De verklaring van verdachte ter terechtzitting van 20 oktober 2025, voor zover inhoudende, zakelijk weergegeven:
Toen [slachtoffer] op de grond lag zag ik mijn zoon hem schoppen. Daarna heb ik [slachtoffer] een klap op zijn linkerwang gegeven. Het klopt dat ik snel boos ben.
5.
De verklaring van medeverdachte [medeverdachte], pagina 168, voor zover inhoudende, zakelijk weergegeven:
Ik weet van mijn vader dat hij sterk is.
V: Heeft jouw vader een vechtsportachtergrond?
A: Ja vroeger boksen.
6.
Het verzoek tot schadevergoeding van 25 oktober 2024 (dit is een ander geschift als bedoeld in artikel 344, eerste lid onder 5°),pagina 3, voor zover inhoudende, zakelijk weergegeven:
Uit het medisch onderzoek in het ziekenhuis volgt dat [slachtoffer] een gebroken oogkas links
(orbita), gebroken jukbeen links (zygoma) en een breuk in de kaakbijholte (sinus maxillaris)

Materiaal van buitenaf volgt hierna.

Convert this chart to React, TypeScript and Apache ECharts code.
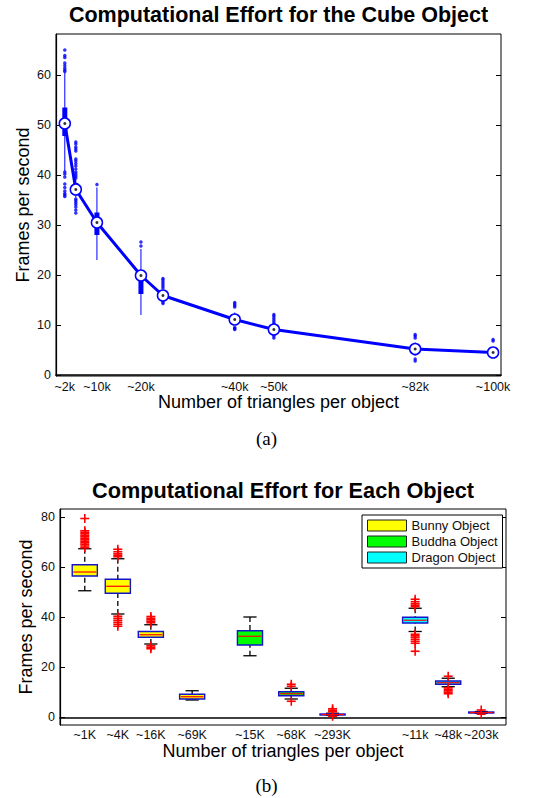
import React, { useEffect, useRef } from "react";
import * as echarts from "echarts";

// ---------- Top chart (Cube object) ----------
const cubeX = [2.7, 5.2, 10, 20, 25, 41.3, 50.2, 82.3, 100];
const cubeMedian = [50.3, 37.1, 30.5, 19.9, 15.9, 11.1, 9.1, 5.2, 4.5];
const cubeQ1 = [47.8, 36.2, 28.0, 16.2, 15.4, 10.6, 8.7, 4.9, 4.3];
const cubeQ3 = [53.5, 38.4, 32.5, 19.3, 16.4, 11.6, 9.6, 5.6, 4.8];
const cubeWhiskerLow = [40.8, 35.5, 23.0, 12.0, 15.0, 10.0, 8.2, 4.5, 4.2];
const cubeWhiskerHigh = [60.5, 39.2, 37.5, 25.2, 17.0, 12.5, 10.0, 6.5, 5.2];
const cubeOutliers = [
  [60.7, 61.0, 61.4, 61.9, 62.4, 63.5, 63.9, 65.0, 40.6, 40.2, 39.6, 38.2, 37.5, 36.8, 36.3, 36.0, 35.7],
  [46.6, 46.2, 45.6, 45.2, 44.8, 43.2, 42.8, 42.3, 41.8, 41.2, 40.6, 40.2, 39.8, 39.4, 35.2, 34.9, 34.5, 34.1, 33.6, 33.0, 32.4],
  [38.1],
  [25.8, 26.6],
  [17.4, 17.8, 18.2, 18.6, 19.0, 19.3, 14.3, 14.6],
  [13.6, 13.9, 14.2, 14.5, 9.1, 9.3, 9.5],
  [10.2, 10.6, 11.0, 11.4, 11.8, 12.1, 7.4, 7.8],
  [7.4, 7.8, 8.1, 4.2, 3.2, 2.8],
  [6.8, 7.1],
];
const cubeTickValues = [2.7, 10, 20, 41.3, 50.2, 82.3, 100];
const cubeTickLabels = ["~2k", "~10k", "~20k", "~40k", "~50k", "~82k", "~100k"];
const cubeYTicks = [0, 10, 20, 30, 40, 50, 60];

// ---------- Bottom chart (each object) ----------
const objPositions = [1, 2, 3, 4.25, 6, 7.25, 8.5, 11, 12, 13];
const objLabels = ["~1K", "~4K", "~16K", "~69K", "~15K", "~68K", "~293K", "~11k", "~48k", "~203k"];
const objGroup = [0, 0, 0, 0, 1, 1, 1, 2, 2, 2];
const objWhiskerLow = [50.6, 41.3, 29.3, 6.9, 24.6, 7.3, 0.8, 34.3, 12.2, 1.6];
const objQ1 = [56.5, 49.6, 32.0, 7.3, 28.9, 8.6, 0.9, 37.7, 13.2, 1.7];
const objMedian = [58.1, 52.4, 33.0, 8.2, 32.4, 9.4, 1.1, 38.8, 13.8, 1.9];
const objQ3 = [61.0, 55.2, 34.3, 9.2, 34.6, 10.2, 1.3, 40.0, 14.5, 2.1];
const objWhiskerHigh = [67.4, 63.4, 37.0, 10.6, 40.1, 11.6, 1.6, 43.6, 15.6, 2.3];
const objOutliers = [
  [67.8, 68.5, 69.2, 69.8, 70.4, 71.0, 71.6, 72.2, 72.8, 73.4, 74.0, 74.6, 79.5],
  [64.2, 64.8, 65.4, 66.2, 67.2, 40.4, 39.6, 38.8, 38.0, 37.2, 36.4],
  [37.8, 38.4, 39.0, 39.6, 40.3, 28.6, 28.0, 27.4],
  [],
  [],
  [12.4, 13.2, 6.4],
  [2.2, 2.8, 3.4, 0.4],
  [44.2, 44.8, 45.4, 46.2, 47.2, 33.2, 32.6, 32.0, 31.2, 30.4, 29.6, 26.4],
  [16.4, 11.8, 11.2, 10.6, 10.0, 9.4],
  [2.9, 1.2],
];
const objNames = ["Bunny Object", "Buddha Object", "Dragon Object"];
const objColors = ["#ffff00", "#00ff00", "#00ffff"];
const objYTicks = [0, 20, 40, 60, 80];

const FONT = "Liberation Sans";

export default function App() {
  const ref = useRef<HTMLDivElement>(null);

  useEffect(() => {
    if (!ref.current) return;
    const chart = echarts.init(ref.current, null, { renderer: "svg" });

    const cubeBoxData = cubeX.map((x, i) => [x, cubeQ1[i], cubeQ3[i], cubeWhiskerLow[i], cubeWhiskerHigh[i]]);
    const cubeOutlierData = cubeOutliers.flatMap((arr, i) => arr.map((v) => [cubeX[i], v]));
    const cubeMedData = cubeX.map((x, i) => [x, cubeMedian[i]]);

    const objOutlierData = objOutliers.flatMap((arr, i) => arr.map((v) => [objPositions[i], v]));

    const yAxisCommon = (grid: number, min: number, max: number, ticks: number[], right: boolean) => ({
      type: "value",
      gridIndex: grid,
      min,
      max,
      position: right ? "right" : "left",
      splitLine: { show: false },
      axisLine: { show: !right, lineStyle: { color: "#000", width: 1.2 } },
      axisTick: { show: true, inside: true, length: 5, customValues: ticks, lineStyle: { color: "#000" } },
      axisLabel: {
        show: !right,
        customValues: ticks,
        fontFamily: FONT,
        fontSize: 12.5,
        color: "#111",
        margin: 5,
      },
    });

    const cubeBoxRender = (params: any, api: any) => {
      const x = api.value(0);
      const q1 = api.coord([x, api.value(1)]);
      const q3 = api.coord([x, api.value(2)]);
      const lo = api.coord([x, api.value(3)]);
      const hi = api.coord([x, api.value(4)]);
      return {
        type: "group",
        children: [
          {
            type: "line",
            shape: { x1: lo[0], y1: lo[1], x2: hi[0], y2: hi[1] },
            style: { stroke: "#0000ff", lineWidth: 1 },
          },
          {
            type: "rect",
            shape: { x: q1[0] - 2.5, y: q3[1], width: 5, height: q1[1] - q3[1] },
            style: { fill: "#0000ff" },
          },
        ],
      };
    };

    const objBoxRender = (color: string) => (params: any, api: any) => {
      const x = api.value(0);
      const lo = api.coord([x, api.value(1)]);
      const q1 = api.coord([x, api.value(2)]);
      const med = api.coord([x, api.value(3)]);
      const q3 = api.coord([x, api.value(4)]);
      const hi = api.coord([x, api.value(5)]);
      const halfW = api.size([0.76, 0])[0] / 2;
      const capW = api.size([0.4, 0])[0] / 2;
      return {
        type: "group",
        children: [
          { type: "line", shape: { x1: hi[0], y1: hi[1], x2: q3[0], y2: q3[1] }, style: { stroke: "#000", lineWidth: 1.3, lineDash: [5, 3] } },
          { type: "line", shape: { x1: lo[0], y1: lo[1], x2: q1[0], y2: q1[1] }, style: { stroke: "#000", lineWidth: 1.3, lineDash: [5, 3] } },
          { type: "line", shape: { x1: hi[0] - capW, y1: hi[1], x2: hi[0] + capW, y2: hi[1] }, style: { stroke: "#000", lineWidth: 1.3 } },
          { type: "line", shape: { x1: lo[0] - capW, y1: lo[1], x2: lo[0] + capW, y2: lo[1] }, style: { stroke: "#000", lineWidth: 1.3 } },
          {
            type: "rect",
            shape: { x: q1[0] - halfW, y: q3[1], width: 2 * halfW, height: Math.max(q1[1] - q3[1], 1) },
            style: { fill: color, stroke: "#1414c8", lineWidth: 1.4 },
          },
          {
            type: "line",
            shape: { x1: med[0] - halfW + 1, y1: med[1], x2: med[0] + halfW - 1, y2: med[1] },
            style: { stroke: "#ff0000", lineWidth: 1.2 },
          },
        ],
      };
    };

    const plusRender = (params: any, api: any) => {
      const p = api.coord([api.value(0), api.value(1)]);
      const s = 4.5;
      return {
        type: "group",
        children: [
          { type: "line", shape: { x1: p[0] - s, y1: p[1], x2: p[0] + s, y2: p[1] }, style: { stroke: "#ff0000", lineWidth: 1.6 } },
          { type: "line", shape: { x1: p[0], y1: p[1] - s, x2: p[0], y2: p[1] + s }, style: { stroke: "#ff0000", lineWidth: 1.6 } },
        ],
      };
    };

    const objSeries = objNames.map((name, g) => ({
      name,
      type: "custom",
      xAxisIndex: 1,
      yAxisIndex: 2,
      itemStyle: { color: objColors[g] },
      encode: { x: 0, y: [1, 2, 3, 4, 5] },
      renderItem: objBoxRender(objColors[g]),
      data: objPositions
        .map((x, i) => [x, objWhiskerLow[i], objQ1[i], objMedian[i], objQ3[i], objWhiskerHigh[i], objGroup[i]])
        .filter((r) => r[6] === g),
      z: 3,
    }));

    const axisNameStyle = { fontFamily: FONT, fontSize: 18, color: "#000" };

    const option: any = {
      animation: false,
      backgroundColor: "#fff",
      textStyle: { fontFamily: FONT },
      grid: [
        { left: 56, right: 32, top: 34, bottom: 422, show: true, borderColor: "#000", borderWidth: 1 },
        { left: 60, right: 27, top: 509, bottom: 73, show: true, borderColor: "#000", borderWidth: 1 },
      ],
      legend: {
        orient: "vertical",
        left: 362,
        top: 515,
        data: objNames.map((n) => ({ name: n, icon: "rect" })),
        itemWidth: 39,
        itemHeight: 11,
        itemGap: 3,
        padding: [4, 5, 4, 5],
        backgroundColor: "#fff",
        borderColor: "#000",
        borderWidth: 1,
        itemStyle: { borderColor: "#222", borderWidth: 1 },
        textStyle: { fontFamily: FONT, fontSize: 13, color: "#111" },
        selectedMode: false,
      },
      xAxis: [
        {
          type: "value",
          gridIndex: 0,
          min: 0.7,
          max: 101.8,
          splitLine: { show: false },
          axisLine: { lineStyle: { color: "#000", width: 1.5 } },
          axisTick: { show: false },
          axisLabel: {
            customValues: cubeTickValues,
            formatter: (v: number) => {
              const i = cubeTickValues.findIndex((t) => Math.abs(t - v) < 1e-6);
              return i >= 0 ? cubeTickLabels[i] : "";
            },
            fontFamily: FONT,
            fontSize: 12.5,
            color: "#111",
            margin: 4,
          },
          name: "Number of triangles per object",
          nameLocation: "middle",
          nameGap: 17,
          nameMoveOverlap: false,
          nameTextStyle: axisNameStyle,
        },
        {
          type: "value",
          gridIndex: 1,
          min: 0.25,
          max: 13.75,
          splitLine: { show: false },
          axisLine: { lineStyle: { color: "#000", width: 1.5 } },
          axisTick: { show: false },
          axisLabel: {
            customValues: objPositions,
            formatter: (v: number) => {
              const i = objPositions.findIndex((t) => Math.abs(t - v) < 1e-6);
              return i >= 0 ? objLabels[i] : "";
            },
            fontFamily: FONT,
            fontSize: 12.5,
            color: "#111",
            margin: 3,
          },
          name: "Number of triangles per object",
          nameLocation: "middle",
          nameGap: 17,
          nameMoveOverlap: false,
          nameTextStyle: axisNameStyle,
        },
      ],
      yAxis: [
        {
          ...yAxisCommon(0, -0.2, 68.2, cubeYTicks, false),
          name: "Frames per second",
          nameLocation: "middle",
          nameGap: 24,
          nameMoveOverlap: false,
          nameTextStyle: axisNameStyle,
        },
        yAxisCommon(0, -0.2, 68.2, cubeYTicks, true),
        {
          ...yAxisCommon(1, -3.1, 83.3, objYTicks, false),
          name: "Frames per second",
          nameLocation: "middle",
          nameGap: 25,
          nameMoveOverlap: false,
          nameTextStyle: axisNameStyle,
        },
        yAxisCommon(1, -3.1, 83.3, objYTicks, true),
      ],
      series: [
        {
          type: "custom",
          xAxisIndex: 0,
          yAxisIndex: 0,
          encode: { x: 0, y: [1, 2, 3, 4] },
          renderItem: cubeBoxRender,
          data: cubeBoxData,
          z: 2,
        },
        {
          type: "scatter",
          xAxisIndex: 0,
          yAxisIndex: 0,
          symbol: "circle",
          symbolSize: 3.5,
          itemStyle: { color: "#0000ff" },
          data: cubeOutlierData,
          z: 3,
        },
        {
          type: "line",
          xAxisIndex: 0,
          yAxisIndex: 0,
          data: cubeMedData,
          lineStyle: { color: "#0000ff", width: 3 },
          symbol: "circle",
          symbolSize: 11,
          itemStyle: { color: "#ffffff", borderColor: "#0000ff", borderWidth: 1.5 },
          z: 4,
        },
        {
          type: "scatter",
          xAxisIndex: 0,
          yAxisIndex: 0,
          symbol: "circle",
          symbolSize: 3,
          itemStyle: { color: "#000" },
          data: cubeMedData,
          z: 5,
        },
        ...objSeries,
        {
          type: "custom",
          xAxisIndex: 1,
          yAxisIndex: 2,
          encode: { x: 0, y: 1 },
          renderItem: plusRender,
          data: objOutlierData,
          z: 4,
        },
      ],
      graphic: [
        {
          type: "text",
          x: 278.5,
          y: 15,
          style: {
            text: "Computational Effort for the Cube Object",
            fontFamily: FONT,
            fontWeight: "bold",
            fontSize: 21.5,
            fill: "#000",
            align: "center",
            verticalAlign: "middle",
          },
        },
        {
          type: "text",
          x: 283,
          y: 490,
          style: {
            text: "Computational Effort for Each Object",
            fontFamily: FONT,
            fontWeight: "bold",
            fontSize: 21.7,
            fill: "#000",
            align: "center",
            verticalAlign: "middle",
          },
        },
        {
          type: "text",
          x: 266.5,
          y: 438,
          style: {
            text: "(a)",
            fontFamily: "Liberation Serif",
            fontSize: 19,
            fill: "#000",
            align: "center",
            verticalAlign: "middle",
          },
        },
        {
          type: "text",
          x: 266.5,
          y: 785,
          style: {
            text: "(b)",
            fontFamily: "Liberation Serif",
            fontSize: 19,
            fill: "#000",
            align: "center",
            verticalAlign: "middle",
          },
        },
      ],
    };

    chart.setOption(option);
    return () => chart.dispose();
  }, []);

  return (
    <div
      ref={ref}
      style={{ position: "absolute", left: 0, top: 0, width: 533, height: 798, background: "#fff" }}
    />
  );
}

heeft opgelopen door de mishandeling. Hij had ook twee afgebroken tanden (een kies links
boven was afgebroken en linksonder was een stuk afgebroken van een al beschadigde
kies). Op 19 juli 2023, 9 augustus 2023 en 4 september 2023 hebben controleafspraken plaatsgevonden bij de polikliniek om het herstel te monitoren. De jukbeenfractuur leek rustig te genezen. Ondanks dat had en heeft [slachtoffer] nog steeds last van de oogkasbreuk, waardoor hij tintelingen in zijn gezicht heeft. Volgens de arts kan het zeker een jaar, mogelijk zelfs twee tot drie jaar, duren voordat dusdanig zenuwletsel herstelt is.
7.
Het behandelverslag van 4 september 2023 (dit is een ander geschift als bedoeld in artikel 344, eerste lid onder 5°), als productie 4 toegevoegd aan het verzoek tot schadevergoeding van 25 oktober 2024, voor zover inhoudende, zakelijk weergegeven:
8wk na conservatieve behandeling zygomafractuur links
Hypesthesie n.infraorbitalis passend bij status na trauma, herstel verder afwachten, herstel zenuw kan lang duren, tot sowieso 12 mnd na trauma kan herstel optreden.